▶ [Objective]:
Write out the data below in full, unchanged, minus the images.

▶ [Collected material]:
* begin *

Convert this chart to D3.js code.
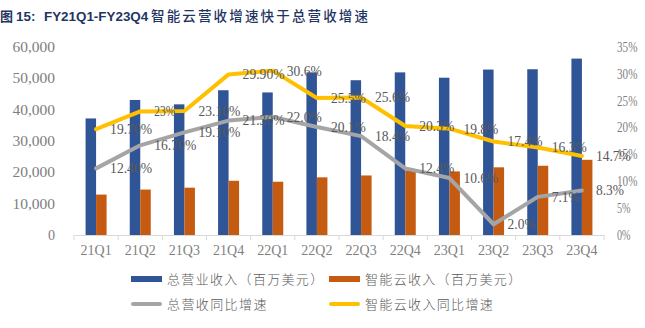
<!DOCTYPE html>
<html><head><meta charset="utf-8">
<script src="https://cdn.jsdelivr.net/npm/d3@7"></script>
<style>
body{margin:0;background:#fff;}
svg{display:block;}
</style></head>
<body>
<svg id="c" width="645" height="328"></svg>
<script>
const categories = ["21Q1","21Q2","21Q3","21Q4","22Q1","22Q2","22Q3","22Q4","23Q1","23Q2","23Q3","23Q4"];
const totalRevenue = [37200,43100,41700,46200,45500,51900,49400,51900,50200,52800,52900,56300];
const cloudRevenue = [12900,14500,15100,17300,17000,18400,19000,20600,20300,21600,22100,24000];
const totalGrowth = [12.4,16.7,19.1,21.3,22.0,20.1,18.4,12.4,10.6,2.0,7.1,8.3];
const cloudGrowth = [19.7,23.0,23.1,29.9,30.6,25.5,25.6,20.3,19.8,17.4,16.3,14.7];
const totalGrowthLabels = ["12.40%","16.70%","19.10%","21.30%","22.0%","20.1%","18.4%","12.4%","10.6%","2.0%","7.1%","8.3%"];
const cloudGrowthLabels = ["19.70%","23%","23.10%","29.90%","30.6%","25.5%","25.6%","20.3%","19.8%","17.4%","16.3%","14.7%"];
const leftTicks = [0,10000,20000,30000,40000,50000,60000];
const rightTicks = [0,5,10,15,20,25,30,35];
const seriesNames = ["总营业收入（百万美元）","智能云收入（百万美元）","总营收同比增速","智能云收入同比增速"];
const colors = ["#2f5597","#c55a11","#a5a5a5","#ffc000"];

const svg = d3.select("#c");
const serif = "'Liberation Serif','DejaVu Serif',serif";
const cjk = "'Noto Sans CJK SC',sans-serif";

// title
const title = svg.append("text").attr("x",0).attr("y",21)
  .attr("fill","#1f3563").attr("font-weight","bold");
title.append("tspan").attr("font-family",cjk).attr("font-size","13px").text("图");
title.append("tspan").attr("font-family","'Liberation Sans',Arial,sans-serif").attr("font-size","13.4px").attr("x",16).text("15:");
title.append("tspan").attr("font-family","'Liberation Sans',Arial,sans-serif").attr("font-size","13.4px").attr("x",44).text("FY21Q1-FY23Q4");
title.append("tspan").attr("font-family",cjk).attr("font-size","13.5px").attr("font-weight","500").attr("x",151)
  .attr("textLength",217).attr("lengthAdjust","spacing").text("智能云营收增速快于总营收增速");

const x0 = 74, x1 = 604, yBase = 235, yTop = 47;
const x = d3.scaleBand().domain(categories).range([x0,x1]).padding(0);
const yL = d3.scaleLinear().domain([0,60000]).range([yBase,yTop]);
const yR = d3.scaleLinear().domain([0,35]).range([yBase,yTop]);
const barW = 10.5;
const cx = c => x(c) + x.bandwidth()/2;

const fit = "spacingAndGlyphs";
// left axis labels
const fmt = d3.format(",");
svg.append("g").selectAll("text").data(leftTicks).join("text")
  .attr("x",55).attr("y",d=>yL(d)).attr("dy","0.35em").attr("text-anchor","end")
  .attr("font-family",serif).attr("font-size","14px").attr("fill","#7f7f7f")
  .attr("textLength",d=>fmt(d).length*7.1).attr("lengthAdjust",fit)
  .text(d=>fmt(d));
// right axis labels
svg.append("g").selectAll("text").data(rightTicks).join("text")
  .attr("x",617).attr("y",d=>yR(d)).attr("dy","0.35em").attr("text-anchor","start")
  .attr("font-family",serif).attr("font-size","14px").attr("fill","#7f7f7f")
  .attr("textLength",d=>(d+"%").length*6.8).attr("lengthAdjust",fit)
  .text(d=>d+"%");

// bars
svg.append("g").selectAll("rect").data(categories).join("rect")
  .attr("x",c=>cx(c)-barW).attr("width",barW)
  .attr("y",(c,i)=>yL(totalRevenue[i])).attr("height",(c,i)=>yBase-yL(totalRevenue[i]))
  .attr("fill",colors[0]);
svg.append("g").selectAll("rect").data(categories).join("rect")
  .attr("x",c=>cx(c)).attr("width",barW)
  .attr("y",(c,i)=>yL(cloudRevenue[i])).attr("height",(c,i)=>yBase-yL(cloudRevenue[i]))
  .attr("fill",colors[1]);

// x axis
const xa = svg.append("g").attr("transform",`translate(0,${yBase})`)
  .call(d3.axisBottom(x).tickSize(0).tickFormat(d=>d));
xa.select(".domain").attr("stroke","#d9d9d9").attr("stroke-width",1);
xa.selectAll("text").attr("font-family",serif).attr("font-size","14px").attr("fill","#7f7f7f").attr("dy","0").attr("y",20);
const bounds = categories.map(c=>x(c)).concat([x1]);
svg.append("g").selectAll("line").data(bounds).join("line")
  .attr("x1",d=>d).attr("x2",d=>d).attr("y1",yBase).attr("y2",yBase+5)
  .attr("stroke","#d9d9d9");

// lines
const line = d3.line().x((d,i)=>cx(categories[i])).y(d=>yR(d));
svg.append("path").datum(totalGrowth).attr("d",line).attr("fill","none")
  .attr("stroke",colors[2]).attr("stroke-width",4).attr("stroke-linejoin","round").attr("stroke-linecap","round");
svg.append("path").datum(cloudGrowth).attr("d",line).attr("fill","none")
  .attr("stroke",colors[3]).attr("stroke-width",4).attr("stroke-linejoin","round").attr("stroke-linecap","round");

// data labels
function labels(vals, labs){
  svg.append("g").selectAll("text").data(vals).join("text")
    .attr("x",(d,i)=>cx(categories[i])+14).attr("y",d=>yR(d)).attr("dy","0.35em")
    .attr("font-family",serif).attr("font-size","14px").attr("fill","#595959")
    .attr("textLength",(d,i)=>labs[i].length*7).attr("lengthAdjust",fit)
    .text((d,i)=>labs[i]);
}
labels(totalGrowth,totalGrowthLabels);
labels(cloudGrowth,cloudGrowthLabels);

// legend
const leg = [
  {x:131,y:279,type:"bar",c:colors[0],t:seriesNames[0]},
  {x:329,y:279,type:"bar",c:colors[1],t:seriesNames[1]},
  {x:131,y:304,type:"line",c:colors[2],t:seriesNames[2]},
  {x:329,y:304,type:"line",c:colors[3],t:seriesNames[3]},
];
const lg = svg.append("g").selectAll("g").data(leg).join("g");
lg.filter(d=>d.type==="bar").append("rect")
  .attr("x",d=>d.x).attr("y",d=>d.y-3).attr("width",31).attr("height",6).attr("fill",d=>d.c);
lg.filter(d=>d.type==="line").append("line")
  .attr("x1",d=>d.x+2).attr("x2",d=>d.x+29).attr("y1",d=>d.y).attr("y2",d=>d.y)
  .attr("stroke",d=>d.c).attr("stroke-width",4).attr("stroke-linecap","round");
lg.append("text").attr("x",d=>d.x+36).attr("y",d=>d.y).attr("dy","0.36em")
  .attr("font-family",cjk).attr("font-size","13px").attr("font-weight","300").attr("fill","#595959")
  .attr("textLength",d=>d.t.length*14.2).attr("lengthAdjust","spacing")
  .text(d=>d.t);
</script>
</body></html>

* end *

▶ [Solution below]:
Convert this chart to D3.js code.
<!DOCTYPE html>
<html><head><meta charset="utf-8">
<script src="https://cdn.jsdelivr.net/npm/d3@7"></script>
<style>
body{margin:0;background:#fff;}
svg{display:block;}
</style></head>
<body>
<svg id="c" width="645" height="328"></svg>
<script>
const categories = ["21Q1","21Q2","21Q3","21Q4","22Q1","22Q2","22Q3","22Q4","23Q1","23Q2","23Q3","23Q4"];
const totalRevenue = [37200,43100,41700,46200,45500,51900,49400,51900,50200,52800,52900,56300];
const cloudRevenue = [12900,14500,15100,17300,17000,18400,19000,20600,20300,21600,22100,24000];
const totalGrowth = [12.4,16.7,19.1,21.3,22.0,20.1,18.4,12.4,10.6,2.0,7.1,8.3];
const cloudGrowth = [19.7,23.0,23.1,29.9,30.6,25.5,25.6,20.3,19.8,17.4,16.3,14.7];
const totalGrowthLabels = ["12.40%","16.70%","19.10%","21.30%","22.0%","20.1%","18.4%","12.4%","10.6%","2.0%","7.1%","8.3%"];
const cloudGrowthLabels = ["19.70%","23%","23.10%","29.90%","30.6%","25.5%","25.6%","20.3%","19.8%","17.4%","16.3%","14.7%"];
const leftTicks = [0,10000,20000,30000,40000,50000,60000];
const rightTicks = [0,5,10,15,20,25,30,35];
const seriesNames = ["总营业收入（百万美元）","智能云收入（百万美元）","总营收同比增速","智能云收入同比增速"];
const colors = ["#2f5597","#c55a11","#a5a5a5","#ffc000"];

const svg = d3.select("#c");
const serif = "'Liberation Serif','DejaVu Serif',serif";
const cjk = "'Noto Sans CJK SC',sans-serif";

// title
const title = svg.append("text").attr("x",0).attr("y",21)
  .attr("fill","#1f3563").attr("font-weight","bold");
title.append("tspan").attr("font-family",cjk).attr("font-size","13px").text("图");
title.append("tspan").attr("font-family","'Liberation Sans',Arial,sans-serif").attr("font-size","13.4px").attr("x",16).text("15:");
title.append("tspan").attr("font-family","'Liberation Sans',Arial,sans-serif").attr("font-size","13.4px").attr("x",44).text("FY21Q1-FY23Q4");
title.append("tspan").attr("font-family",cjk).attr("font-size","13.5px").attr("font-weight","500").attr("x",151)
  .attr("textLength",217).attr("lengthAdjust","spacing").text("智能云营收增速快于总营收增速");

const x0 = 74, x1 = 604, yBase = 235, yTop = 47;
const x = d3.scaleBand().domain(categories).range([x0,x1]).padding(0);
const yL = d3.scaleLinear().domain([0,60000]).range([yBase,yTop]);
const yR = d3.scaleLinear().domain([0,35]).range([yBase,yTop]);
const barW = 10.5;
const cx = c => x(c) + x.bandwidth()/2;

const fit = "spacingAndGlyphs";
// left axis labels
const fmt = d3.format(",");
svg.append("g").selectAll("text").data(leftTicks).join("text")
  .attr("x",55).attr("y",d=>yL(d)).attr("dy","0.35em").attr("text-anchor","end")
  .attr("font-family",serif).attr("font-size","14px").attr("fill","#7f7f7f")
  .attr("textLength",d=>fmt(d).length*7.1).attr("lengthAdjust",fit)
  .text(d=>fmt(d));
// right axis labels
svg.append("g").selectAll("text").data(rightTicks).join("text")
  .attr("x",617).attr("y",d=>yR(d)).attr("dy","0.35em").attr("text-anchor","start")
  .attr("font-family",serif).attr("font-size","14px").attr("fill","#7f7f7f")
  .attr("textLength",d=>(d+"%").length*6.8).attr("lengthAdjust",fit)
  .text(d=>d+"%");

// bars
svg.append("g").selectAll("rect").data(categories).join("rect")
  .attr("x",c=>cx(c)-barW).attr("width",barW)
  .attr("y",(c,i)=>yL(totalRevenue[i])).attr("height",(c,i)=>yBase-yL(totalRevenue[i]))
  .attr("fill",colors[0]);
svg.append("g").selectAll("rect").data(categories).join("rect")
  .attr("x",c=>cx(c)).attr("width",barW)
  .attr("y",(c,i)=>yL(cloudRevenue[i])).attr("height",(c,i)=>yBase-yL(cloudRevenue[i]))
  .attr("fill",colors[1]);

// x axis
const xa = svg.append("g").attr("transform",`translate(0,${yBase})`)
  .call(d3.axisBottom(x).tickSize(0).tickFormat(d=>d));
xa.select(".domain").attr("stroke","#d9d9d9").attr("stroke-width",1);
xa.selectAll("text").attr("font-family",serif).attr("font-size","14px").attr("fill","#7f7f7f").attr("dy","0").attr("y",20);
const bounds = categories.map(c=>x(c)).concat([x1]);
svg.append("g").selectAll("line").data(bounds).join("line")
  .attr("x1",d=>d).attr("x2",d=>d).attr("y1",yBase).attr("y2",yBase+5)
  .attr("stroke","#d9d9d9");

// lines
const line = d3.line().x((d,i)=>cx(categories[i])).y(d=>yR(d));
svg.append("path").datum(totalGrowth).attr("d",line).attr("fill","none")
  .attr("stroke",colors[2]).attr("stroke-width",4).attr("stroke-linejoin","round").attr("stroke-linecap","round");
svg.append("path").datum(cloudGrowth).attr("d",line).attr("fill","none")
  .attr("stroke",colors[3]).attr("stroke-width",4).attr("stroke-linejoin","round").attr("stroke-linecap","round");

// data labels
function labels(vals, labs){
  svg.append("g").selectAll("text").data(vals).join("text")
    .attr("x",(d,i)=>cx(categories[i])+14).attr("y",d=>yR(d)).attr("dy","0.35em")
    .attr("font-family",serif).attr("font-size","14px").attr("fill","#595959")
    .attr("textLength",(d,i)=>labs[i].length*7).attr("lengthAdjust",fit)
    .text((d,i)=>labs[i]);
}
labels(totalGrowth,totalGrowthLabels);
labels(cloudGrowth,cloudGrowthLabels);

// legend
const leg = [
  {x:131,y:279,type:"bar",c:colors[0],t:seriesNames[0]},
  {x:329,y:279,type:"bar",c:colors[1],t:seriesNames[1]},
  {x:131,y:304,type:"line",c:colors[2],t:seriesNames[2]},
  {x:329,y:304,type:"line",c:colors[3],t:seriesNames[3]},
];
const lg = svg.append("g").selectAll("g").data(leg).join("g");
lg.filter(d=>d.type==="bar").append("rect")
  .attr("x",d=>d.x).attr("y",d=>d.y-3).attr("width",31).attr("height",6).attr("fill",d=>d.c);
lg.filter(d=>d.type==="line").append("line")
  .attr("x1",d=>d.x+2).attr("x2",d=>d.x+29).attr("y1",d=>d.y).attr("y2",d=>d.y)
  .attr("stroke",d=>d.c).attr("stroke-width",4).attr("stroke-linecap","round");
lg.append("text").attr("x",d=>d.x+36).attr("y",d=>d.y).attr("dy","0.36em")
  .attr("font-family",cjk).attr("font-size","13px").attr("font-weight","300").attr("fill","#595959")
  .attr("textLength",d=>d.t.length*14.2).attr("lengthAdjust","spacing")
  .text(d=>d.t);
</script>
</body></html>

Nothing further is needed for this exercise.